** BEGIN Material provided **

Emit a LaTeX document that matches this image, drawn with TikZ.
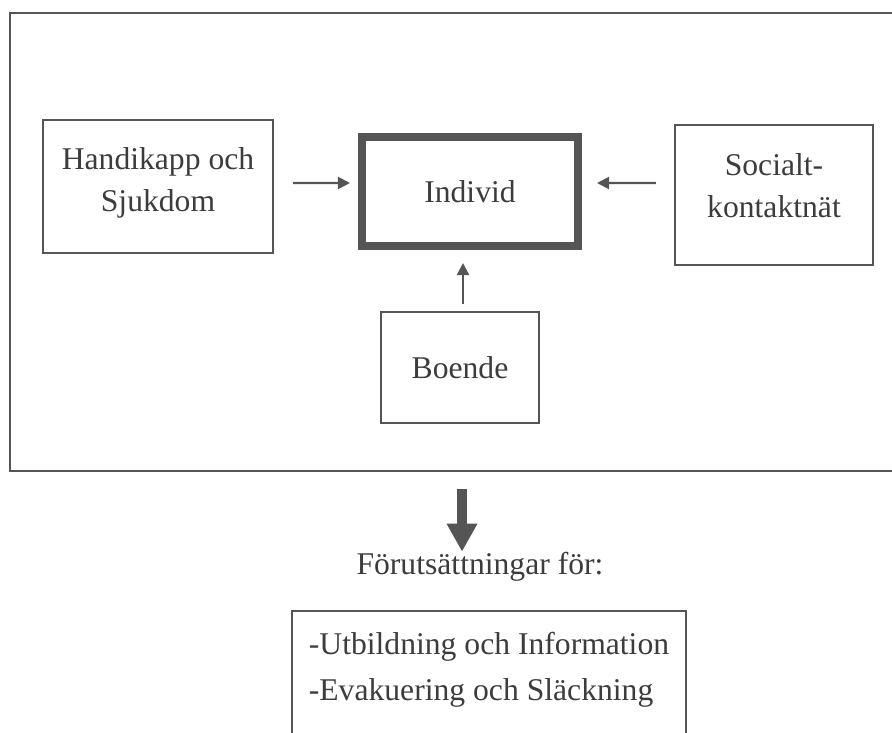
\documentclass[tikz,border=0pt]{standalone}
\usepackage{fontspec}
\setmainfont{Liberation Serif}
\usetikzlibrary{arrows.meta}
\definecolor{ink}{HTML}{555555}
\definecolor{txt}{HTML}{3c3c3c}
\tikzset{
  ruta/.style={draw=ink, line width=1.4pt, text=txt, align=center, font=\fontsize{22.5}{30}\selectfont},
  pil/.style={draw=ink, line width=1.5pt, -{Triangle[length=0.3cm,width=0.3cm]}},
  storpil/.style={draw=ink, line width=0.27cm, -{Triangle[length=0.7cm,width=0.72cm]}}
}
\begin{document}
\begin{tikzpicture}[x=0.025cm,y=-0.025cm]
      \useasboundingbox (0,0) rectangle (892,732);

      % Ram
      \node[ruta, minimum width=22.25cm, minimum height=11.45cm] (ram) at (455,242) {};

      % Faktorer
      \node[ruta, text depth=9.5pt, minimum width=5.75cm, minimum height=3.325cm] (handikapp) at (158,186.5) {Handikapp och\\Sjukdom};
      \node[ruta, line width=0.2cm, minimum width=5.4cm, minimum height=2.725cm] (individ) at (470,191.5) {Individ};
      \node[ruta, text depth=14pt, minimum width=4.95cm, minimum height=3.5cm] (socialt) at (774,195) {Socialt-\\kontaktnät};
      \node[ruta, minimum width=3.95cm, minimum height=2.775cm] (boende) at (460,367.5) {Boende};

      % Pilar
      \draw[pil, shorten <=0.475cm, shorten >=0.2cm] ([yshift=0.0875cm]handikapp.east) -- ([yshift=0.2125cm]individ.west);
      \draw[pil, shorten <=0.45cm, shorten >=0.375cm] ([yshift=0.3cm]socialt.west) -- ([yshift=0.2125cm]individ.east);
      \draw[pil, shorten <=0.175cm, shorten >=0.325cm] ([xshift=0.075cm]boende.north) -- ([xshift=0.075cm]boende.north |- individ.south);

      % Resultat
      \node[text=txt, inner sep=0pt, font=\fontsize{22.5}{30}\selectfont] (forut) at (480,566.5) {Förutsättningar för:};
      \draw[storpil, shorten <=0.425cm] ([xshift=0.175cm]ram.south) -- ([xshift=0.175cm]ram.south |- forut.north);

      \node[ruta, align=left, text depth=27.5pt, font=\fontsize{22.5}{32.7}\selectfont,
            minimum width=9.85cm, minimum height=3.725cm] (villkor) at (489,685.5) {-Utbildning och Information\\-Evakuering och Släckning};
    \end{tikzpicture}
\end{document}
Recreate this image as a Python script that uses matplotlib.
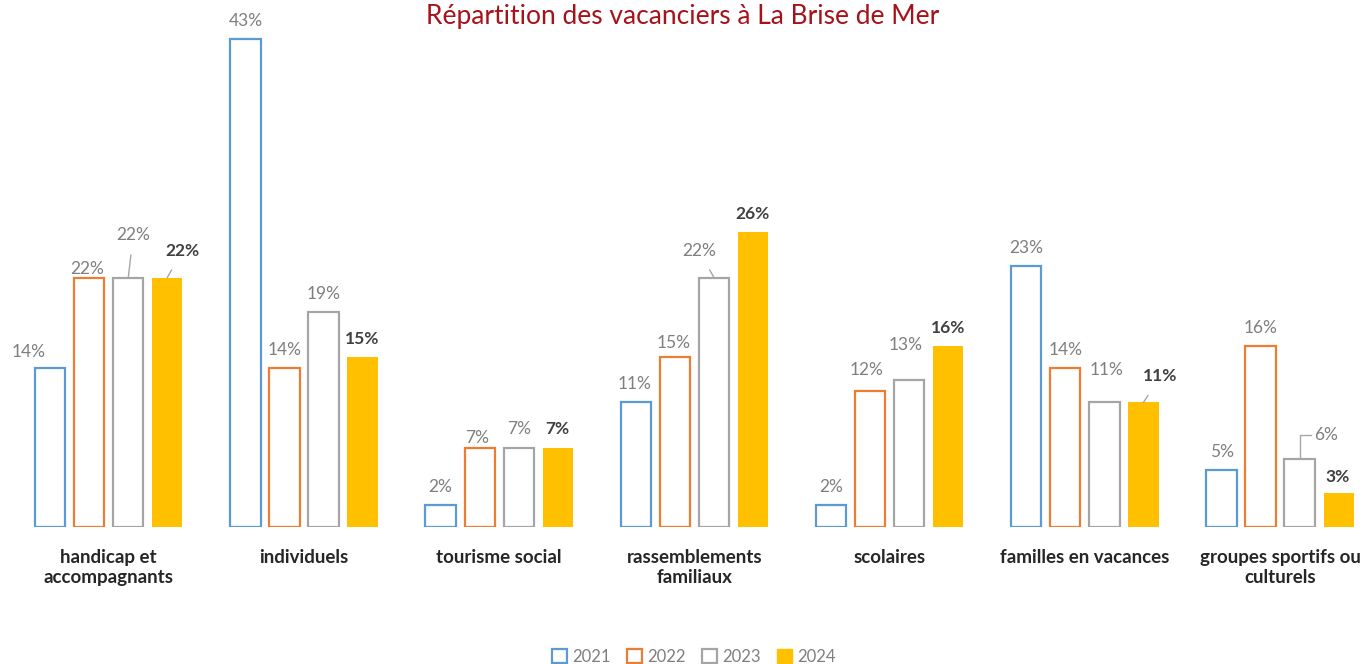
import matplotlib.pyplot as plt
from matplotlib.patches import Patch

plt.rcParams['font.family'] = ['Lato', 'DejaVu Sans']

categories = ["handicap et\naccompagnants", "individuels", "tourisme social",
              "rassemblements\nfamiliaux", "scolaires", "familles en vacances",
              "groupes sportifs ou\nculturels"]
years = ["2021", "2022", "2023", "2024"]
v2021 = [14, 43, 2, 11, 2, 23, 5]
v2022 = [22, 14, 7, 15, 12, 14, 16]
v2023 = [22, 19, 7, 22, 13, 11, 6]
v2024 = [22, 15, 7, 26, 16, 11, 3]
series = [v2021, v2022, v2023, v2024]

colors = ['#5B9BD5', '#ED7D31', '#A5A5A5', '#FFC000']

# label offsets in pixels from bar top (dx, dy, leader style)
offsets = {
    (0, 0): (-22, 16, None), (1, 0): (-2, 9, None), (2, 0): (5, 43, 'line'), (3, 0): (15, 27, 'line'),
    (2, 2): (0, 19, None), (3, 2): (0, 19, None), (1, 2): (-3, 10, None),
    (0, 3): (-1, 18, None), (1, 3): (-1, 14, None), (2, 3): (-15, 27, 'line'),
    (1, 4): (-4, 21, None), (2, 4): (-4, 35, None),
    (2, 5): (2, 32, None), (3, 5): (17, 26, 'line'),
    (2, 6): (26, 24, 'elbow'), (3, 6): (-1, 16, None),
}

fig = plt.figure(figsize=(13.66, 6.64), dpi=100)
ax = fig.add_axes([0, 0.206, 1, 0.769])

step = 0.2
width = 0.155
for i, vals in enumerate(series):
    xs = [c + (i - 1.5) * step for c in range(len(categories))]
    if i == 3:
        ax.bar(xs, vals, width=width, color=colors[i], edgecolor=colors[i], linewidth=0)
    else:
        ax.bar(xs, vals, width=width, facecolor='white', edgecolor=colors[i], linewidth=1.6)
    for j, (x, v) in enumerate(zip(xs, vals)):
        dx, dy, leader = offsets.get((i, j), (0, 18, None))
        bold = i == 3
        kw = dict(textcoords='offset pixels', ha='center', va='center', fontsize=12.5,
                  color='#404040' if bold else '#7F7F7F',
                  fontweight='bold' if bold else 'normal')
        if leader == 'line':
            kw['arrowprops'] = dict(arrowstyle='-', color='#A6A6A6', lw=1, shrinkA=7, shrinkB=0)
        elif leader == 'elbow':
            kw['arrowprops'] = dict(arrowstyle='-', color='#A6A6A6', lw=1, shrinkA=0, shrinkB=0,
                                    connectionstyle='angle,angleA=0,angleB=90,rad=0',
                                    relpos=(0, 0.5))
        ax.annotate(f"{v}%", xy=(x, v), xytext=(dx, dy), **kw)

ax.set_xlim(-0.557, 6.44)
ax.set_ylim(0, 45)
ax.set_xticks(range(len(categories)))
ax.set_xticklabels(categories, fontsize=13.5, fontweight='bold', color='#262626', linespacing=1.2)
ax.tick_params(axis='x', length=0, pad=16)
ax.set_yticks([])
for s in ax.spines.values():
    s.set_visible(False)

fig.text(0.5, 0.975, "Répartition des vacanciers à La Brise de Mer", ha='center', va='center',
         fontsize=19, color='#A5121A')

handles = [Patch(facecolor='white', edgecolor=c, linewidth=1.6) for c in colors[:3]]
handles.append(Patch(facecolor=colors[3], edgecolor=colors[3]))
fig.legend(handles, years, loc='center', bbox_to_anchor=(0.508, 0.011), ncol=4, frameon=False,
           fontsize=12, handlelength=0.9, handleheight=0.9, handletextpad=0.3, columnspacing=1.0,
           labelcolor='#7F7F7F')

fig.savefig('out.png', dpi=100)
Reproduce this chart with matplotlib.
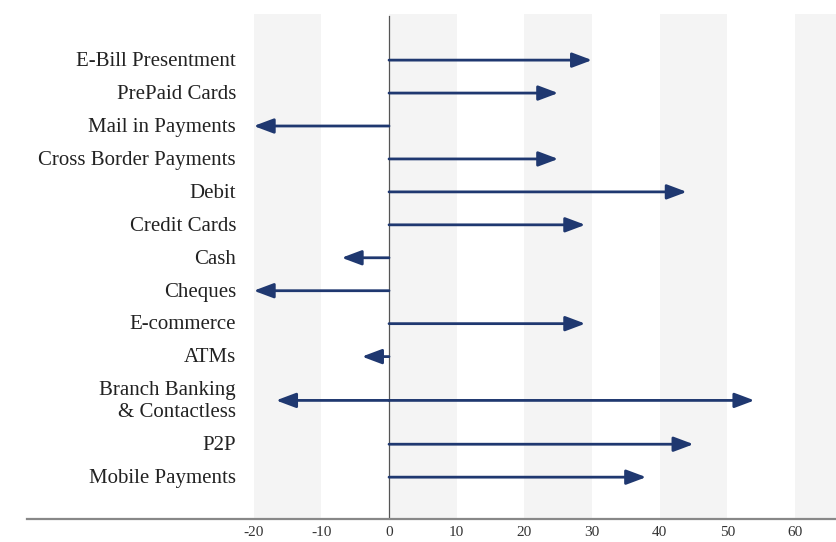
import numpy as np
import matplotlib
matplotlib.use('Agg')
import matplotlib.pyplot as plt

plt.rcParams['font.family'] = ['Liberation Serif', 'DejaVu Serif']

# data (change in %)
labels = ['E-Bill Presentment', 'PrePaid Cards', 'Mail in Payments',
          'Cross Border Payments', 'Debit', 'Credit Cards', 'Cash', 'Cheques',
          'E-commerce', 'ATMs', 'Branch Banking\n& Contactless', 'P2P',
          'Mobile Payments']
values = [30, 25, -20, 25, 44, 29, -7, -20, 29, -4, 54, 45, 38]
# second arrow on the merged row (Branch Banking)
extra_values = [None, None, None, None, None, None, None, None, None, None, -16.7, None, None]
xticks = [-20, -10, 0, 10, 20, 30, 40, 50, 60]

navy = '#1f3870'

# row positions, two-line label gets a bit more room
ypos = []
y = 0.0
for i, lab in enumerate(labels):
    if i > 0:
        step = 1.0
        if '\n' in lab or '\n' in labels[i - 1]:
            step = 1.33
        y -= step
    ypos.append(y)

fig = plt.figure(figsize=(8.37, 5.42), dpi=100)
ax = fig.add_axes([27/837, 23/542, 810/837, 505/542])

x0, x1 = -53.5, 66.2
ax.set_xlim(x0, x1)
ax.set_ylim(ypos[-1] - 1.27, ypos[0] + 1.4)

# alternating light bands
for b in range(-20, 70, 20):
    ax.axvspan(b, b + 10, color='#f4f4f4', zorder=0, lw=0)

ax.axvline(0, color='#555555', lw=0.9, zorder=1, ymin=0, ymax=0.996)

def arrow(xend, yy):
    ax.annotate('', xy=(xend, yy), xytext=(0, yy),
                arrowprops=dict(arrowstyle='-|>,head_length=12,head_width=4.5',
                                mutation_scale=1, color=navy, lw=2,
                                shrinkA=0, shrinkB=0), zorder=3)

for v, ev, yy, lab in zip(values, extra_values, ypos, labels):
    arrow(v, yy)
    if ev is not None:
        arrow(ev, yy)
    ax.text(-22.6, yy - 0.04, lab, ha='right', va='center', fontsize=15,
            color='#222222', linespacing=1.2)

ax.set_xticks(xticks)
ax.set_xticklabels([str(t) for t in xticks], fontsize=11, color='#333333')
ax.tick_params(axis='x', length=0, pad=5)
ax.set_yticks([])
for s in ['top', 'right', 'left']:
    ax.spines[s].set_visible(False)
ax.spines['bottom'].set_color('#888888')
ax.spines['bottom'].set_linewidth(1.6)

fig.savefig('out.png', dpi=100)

** END Material provided **

From the records above, extract the lines from the one holding "Recreate this image" through the one holding "series = [v2021, v2022, v2023, v2024]", word for word; omit the pictures.

Expected answer
Recreate this image as a Python script that uses matplotlib.
import matplotlib.pyplot as plt
from matplotlib.patches import Patch

plt.rcParams['font.family'] = ['Lato', 'DejaVu Sans']

categories = ["handicap et\naccompagnants", "individuels", "tourisme social",
              "rassemblements\nfamiliaux", "scolaires", "familles en vacances",
              "groupes sportifs ou\nculturels"]
years = ["2021", "2022", "2023", "2024"]
v2021 = [14, 43, 2, 11, 2, 23, 5]
v2022 = [22, 14, 7, 15, 12, 14, 16]
v2023 = [22, 19, 7, 22, 13, 11, 6]
v2024 = [22, 15, 7, 26, 16, 11, 3]
series = [v2021, v2022, v2023, v2024]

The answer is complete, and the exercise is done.